Day 1: Piazza Maggiore, Towers & Food Markets
Piazza Maggiore & Two Towers
Start at Piazza Maggiore — Bologna's civic heart. Basilica di San Petronio (free) — the world's fifth-largest church with a 67m-long meridian line on the floor. Walk to the Due Torri (Two Towers) — Bologna's leaning medieval symbol. Climb the Asinelli Tower (498 steps, €5) for views over terracotta rooftops to the Apennines. Notice the Garisenda Tower's alarming 3.2° lean — more than Pisa's tower.
Quadrilatero & First Pasta
Explore the Quadrilatero — the medieval market quarter of narrow streets with delis, cheese shops, and fresh pasta vendors. This is Italy's food capital. Lunch at Osteria dell'Orsa on Via Mentana — handmade tagliatelle al ragù (€9) that puts every "Bolognese" you've had to shame.
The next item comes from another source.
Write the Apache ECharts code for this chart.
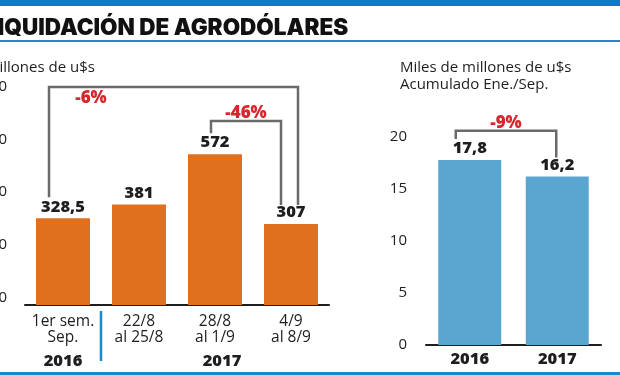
<!DOCTYPE html>
<html>
<head>
<meta charset="utf-8">
<script src="https://cdn.jsdelivr.net/npm/echarts@6/dist/echarts.min.js"></script>
<style>
  html, body { margin: 0; padding: 0; background: #fff; }
  #main { width: 620px; height: 375px; }
</style>
</head>
<body>
<div id="main"></div>
<script>
// semanal (millones de u$s)
var weekCats = ['1er sem.\nSep.', '22/8\nal 25/8', '28/8\nal 1/9', '4/9\nal 8/9'];
var weekYears = ['2016', '', '2017', ''];
var weekValues = [328.5, 381, 572, 307];
// acumulado (miles de millones de u$s)
var yearCats = ['2016', '2017'];
var yearValues = [17.8, 16.2];
// comparaciones: desde, hasta, altura del corchete
var weekBrackets = [[0, 3, 827], [2, 3, 698]];
var weekPct = ['-6%', '-46%'];
var yearBrackets = [[0, 1, 20.6]];
var yearPct = ['-9%'];

var FONT = 'Open Sans';
var DARK = '#1e1e1e';
var RED = '#d8262e';
var GREY = '#6a6a6a';

function comma(v) { return String(v).replace('.', ','); }

// desplazamientos del dibujo de cada corchete (px): izq, der, posicion etiqueta
var weekShape = [
  { dl: -14, dr: 7, inside: true },
  { dl: -4, dr: -10, inside: false }
];
var yearShape = [{ dl: -14, dr: -1, inside: false }];

function bracketRender(values, shape, pct) {
  return function (params, api) {
    var i = params.dataIndex;
    var s = shape[i];
    var a = api.value(0), b = api.value(1);
    var l = api.coord([a, values[a]]);
    var r = api.coord([b, values[b]]);
    var top = api.coord([a, api.value(2)])[1];
    var lx = l[0] + s.dl, rx = r[0] + s.dr;
    var ly = l[1] - 21, ry = r[1] - 19;
    var children = [{
      type: 'polyline',
      shape: { points: [[lx, ly], [lx, top], [rx, top], [rx, ry]] },
      style: { stroke: GREY, lineWidth: 2.5, fill: null }
    }];
    children.push({
      type: 'text',
      style: {
        text: pct[i],
        x: s.inside ? lx + 42 : (lx + rx) / 2,
        y: s.inside ? top + 11 : top - 8,
        align: 'center', verticalAlign: 'middle',
        font: '800 17px "' + FONT + '"', fill: RED
      }
    });
    return { type: 'group', children: children };
  };
}

var chart = echarts.init(document.getElementById('main'));

var option = {
  animation: false,
  textStyle: { fontFamily: FONT },
  grid: [
    { left: 25, right: 291, top: 94, bottom: 70, outerBoundsMode: 'none', containLabel: false },
    { left: 426, right: 19, top: 137, bottom: 30, outerBoundsMode: 'none', containLabel: false }
  ],
  xAxis: [
    {
      gridIndex: 0, type: 'category', data: weekCats,
      axisLine: { lineStyle: { color: DARK, width: 2 } },
      axisTick: { show: false },
      axisLabel: {
        margin: 9, interval: 0,
        formatter: function (v, idx) {
          var lines = v.split('\n').map(function (t) { return '{c|' + t + '}'; });
          var y = weekYears[idx];
          return lines.join('\n') + '\n' + (y ? '{' + (idx === 2 ? 'y2' : 'y') + '|' + y + '}' : '{y| }');
        },
        rich: {
          c: { fontSize: 15.5, lineHeight: 16, color: DARK, fontFamily: FONT },
          y: { fontSize: 16.5, lineHeight: 24, fontWeight: 800, color: DARK, fontFamily: FONT, verticalAlign: 'bottom' },
          y2: { fontSize: 16.5, lineHeight: 24, fontWeight: 800, color: DARK, fontFamily: FONT, padding: [0, 0, 0, 14], verticalAlign: 'bottom' }
        }
      }
    },
    {
      gridIndex: 1, type: 'category', data: yearCats,
      axisLine: { lineStyle: { color: DARK, width: 2 } },
      axisTick: { show: false },
      axisLabel: { margin: 6, fontSize: 16.5, fontWeight: 800, color: DARK }
    }
  ],
  yAxis: [
    {
      gridIndex: 0, type: 'value', min: 0, max: 800, interval: 200,
      axisLine: { show: false }, axisTick: { show: false }, splitLine: { show: false },
      axisLabel: { margin: 18, fontSize: 15, color: DARK, verticalAlign: 'bottom' }
    },
    {
      gridIndex: 1, type: 'value', min: 0, max: 20, interval: 5,
      axisLine: { show: false }, axisTick: { show: false }, splitLine: { show: false },
      axisLabel: { margin: 19, fontSize: 15, color: DARK }
    }
  ],
  series: [
    {
      type: 'bar', xAxisIndex: 0, yAxisIndex: 0, data: weekValues,
      barWidth: 54, itemStyle: { color: '#e0701d' },
      label: {
        show: true, position: 'top', distance: 3,
        fontSize: 16.5, fontWeight: 800, color: DARK,
        formatter: function (p) { return comma(p.value); }
      }
    },
    {
      type: 'bar', xAxisIndex: 1, yAxisIndex: 1, data: yearValues,
      barWidth: 63, itemStyle: { color: '#5aa6d0' },
      label: {
        show: true, position: 'top', distance: 3,
        fontSize: 16.5, fontWeight: 800, color: DARK,
        formatter: function (p) { return comma(p.value); }
      }
    },
    {
      type: 'custom', xAxisIndex: 0, yAxisIndex: 0, clip: false, z: 5,
      data: weekBrackets,
      renderItem: bracketRender(weekValues, weekShape, weekPct)
    },
    {
      type: 'custom', xAxisIndex: 1, yAxisIndex: 1, clip: false, z: 5,
      data: yearBrackets,
      renderItem: bracketRender(yearValues, yearShape, yearPct)
    }
  ],
  graphic: [
    { type: 'rect', shape: { x: 0, y: 0, width: 620, height: 6 }, style: { fill: '#0b7cc0' } },
    {
      type: 'text', left: -15, top: 17,
      style: { text: 'LIQUIDACIÓN DE AGRODÓLARES', font: '900 22.5px Inter', fill: '#111' }
    },
    { type: 'rect', shape: { x: 0, y: 40, width: 620, height: 2 }, style: { fill: '#2b86c6' } },
    {
      type: 'text', left: -14, top: 60,
      style: { text: 'Millones de u$s', font: '15px "' + FONT + '"', fill: DARK }
    },
    {
      type: 'text', left: 400, top: 59,
      style: { text: 'Miles de millones de u$s\nAcumulado Ene./Sep.', font: '15px "' + FONT + '"', lineHeight: 17, fill: DARK }
    },
    { type: 'rect', shape: { x: 0, y: 372, width: 620, height: 3 }, style: { fill: '#1a8ac8' } }
  ]
};

chart.setOption(option);

// separador azul entre 2016 y 2017
var p0 = chart.convertToPixel({ xAxisIndex: 0 }, weekCats[0]);
var p1 = chart.convertToPixel({ xAxisIndex: 0 }, weekCats[1]);
var base = chart.convertToPixel({ yAxisIndex: 0 }, 0);
var sepX = Math.round((p0 + p1) / 2);
chart.setOption({
  graphic: option.graphic.concat([{
    type: 'line',
    shape: { x1: sepX, y1: base + 6, x2: sepX, y2: base + 56 },
    style: { stroke: '#1a8ac8', lineWidth: 2.5 }
  }])
});
</script>
</body>
</html>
The tortellini in brodo (€8–10) — tiny meat-filled parcels in golden broth — is Bologna's true soul dish.
Via del Pratello & Aperitivo
Via del Pratello is Bologna's alternative social artery — a long street of bars, osterias, and music venues. Aperitivo (6–9pm) means a drink (€5–8) includes a free buffet at many bars — pasta, bruschetta, salads, and more. Try Camera a Sud for excellent aperitivo spread, or Lab 16 for craft cocktails. Walk the porticoes at night — the arched covered walkways are atmospheric when lit up.
Day 2: San Luca, University & Hidden Bologna
Portico Walk to San Luca
Walk the Portico di San Luca — 3.8km of continuous covered portico (666 arches) climbing from the Arco del Meloncello up to the Sanctuary of the Madonna di San Luca. The hilltop church has panoramic views over Bologna and the Po Valley. The walk takes 45–60 minutes and is a Bologna rite of passage. Alternatively, take the San Luca Express tourist train (€12 return) if your legs protest.
University Quarter & Archiginnasio
Explore the University Quarter — Europe's oldest university (founded 1088) still keeps the streets lively with students. Visit the Archiginnasio (free) — the original university building with a stunning anatomical theatre (€3) where bodies were dissected under carved wooden figures of famous physicians. Walk the porticoed streets of Via Zamboni — street art, bookshops, and a young energy.
Osteria del Sole & Live Music
Dinner at Osteria del Sole on Vicolo Ranocchi — Bologna's most legendary bar, open since 1465. The rules: buy your wine here (from €3/glass), bring your own food from the Quadrilatero market. Locals fill the communal tables with mortadella, cheese, and bread from nearby shops. Then to Cantina Bentivoglio on Via Mascarella for live jazz — Bologna's best jazz club in a medieval wine cellar (entry free–€10).
Day 3: FICO, Markets & Farewell
Mercato delle Erbe & Churches
Start at the Mercato delle Erbe on Via Ugo Bassi — a local covered market with produce stalls, a seafood counter, and a bar-restaurant that fills with locals at lunchtime. Walk to the Basilica di Santo Stefano (free) — a complex of seven interconnected churches dating from the 5th century, known as "Sette Chiese." The courtyard cloister and the Pilate's Basin are hauntingly atmospheric.
FICO Eataly World or Pasta Workshop
Option A: Bus to FICO Eataly World (free entry, 15 min by bus) — the world's largest food theme park with cooking demos, tastings, and producers from across Italy. Option B: Join a pasta-making workshop (from €40 for 2 hours) — learn to make fresh tagliatelle, tortellini, and ragù from a Bolognese nonna. Several schools offer classes near the city centre, including La Vecchia Scuola Bolognese.
Farewell Bolognese Feast
Final dinner at Trattoria dal Biassanot on Via Piella — traditional Bolognese cooking in a warm trattoria near the "little Venice" canal window (peek through the window on Via Piella for a surprise canal view). Order crescentina (fried bread) with mortadella and squacquerone cheese, then tortellini in brodo, then tagliatelle al ragù. Walk the porticoes one last time — 40km of covered walkways bidding you farewell.